The mathematical models and simulations that the banks relied upon
did not predict a scenario where defaults would become so numerous that even
the top tier AAA‐rated tranches would be affected. Subprime market
collapse As the housing sector continued to inflate due to the appetite for
housing by Americans, the sub‐prime sector continued to also grow.
Commercial banks entered what they considered a buoyant market that could only
rise, many Americans refinanced their homes by taking out second mortgages
against the added value to use the funds for consumer spending. The first sign
that the US housing bubble was in trouble was on the 2nd April 2007 when New
Century Inc the largest sub‐prime mortgage lender in the US declared
bankruptcy due to the increasing number of defaults from borrowers. In the
previous month 25 sub‐prime lenders declared bankruptcy, announcing
significant losses, with some putting themselves up for sale.
This was in hindsight the beginning of the end. The crisis then
spread to the owners of collateralised debt who were now in the position where
the payments they were promised from the debt they had purchased was being
defaulted upon. By being owners of various complex products the constituent
elements of such products resulted in many holders of such debt to sell other
investments in order to balance losses incurred from exposure to the sub‐prime
sector or what is known as ‘covering a position.’ This second round of selling
to shore up funds and meet brokerage margin requirements is what caused the
collapse in share prices across the world in August 2007, with the market
getting into a vicious circle of falling prices, leading to the further sales
of shares to shore up losses. This type of behaviour is typical of a Capitalist
market crash and is what caused world‐wide share values to plummet. What
made matters worse was many investors caught in this vicious spiral of
declining prices did not just sell sub‐prime and related products; they
sold anything that could be sold. This is why share prices plummeted across the
world and not just in those directly related to sub‐prime mortgages.
International institutes who poured their money into the US housing
sector realised they will not actually receive their money that they loaned out
to investors as individual sub‐prime mortgage holders were defaulting on
mass on such loans this resulted in all those who took positions in the housing
sector not being able to pay the institutes they borrowed money from. It was
for this reason central banks across the world intervened in the global economy
in an unprecedented manner providing large amounts of cash to ensure such banks
and institutes did not go bankrupt. The European Central Bank, America’s
Federal Reserve and the Japanese and Australian central banks injected over
$300 billion into the banking system within 48 hours in a bid to avert a
financial crisis. They stepped in when banks, such as Sentinel, a large
American investment house, stopped investors from withdrawing their money,
spooked by sudden and unexpected losses from bad loans in the American mortgage
market, other institutions followed suit and suspended normal lending.

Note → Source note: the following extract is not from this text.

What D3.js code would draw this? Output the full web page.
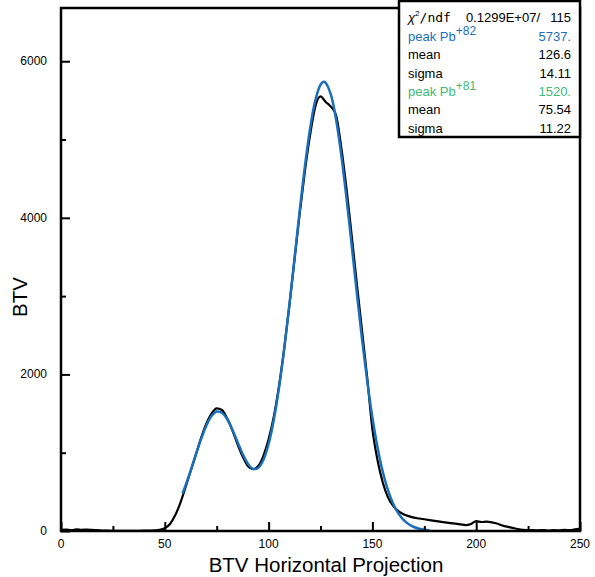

Intervention by the world’s central banks in order to avert crisis
cost them over $800 billion after only seven days. Credit Crunch Banks across
the world fund the majority of their lending by borrowing from other banks or
by raising money through the financial markets. The borrowing between banks is
undertaken on a daily basis in order to balance their books. As the realisation
dawned that sub‐prime mortgage backed securities existed across the
banking sector in the portfolios of banks and hedge funds around the world,
from BNP Paribas to Bank of China. Many lenders stopped offering loans, some
only offered loans at very high interest rates and most banks stopped lending
to other banks to shore up their books. As no bank really knew how much each
bank was exposed to the sub‐prime crisis many refused to lend to other
banks, this led to a credit crunch whereby those banks who made the majority of
their loans from borrowed money found credit was drying up. The first
indication that this housing crisis was not just going to affect the US and
would spread to the wider global economy was the effective collapse of
Britain’s Northern Rock. Northern Rock was the 5th largest mortgage lender in
the UK and funded its lending by borrowing 80% from the financial markets.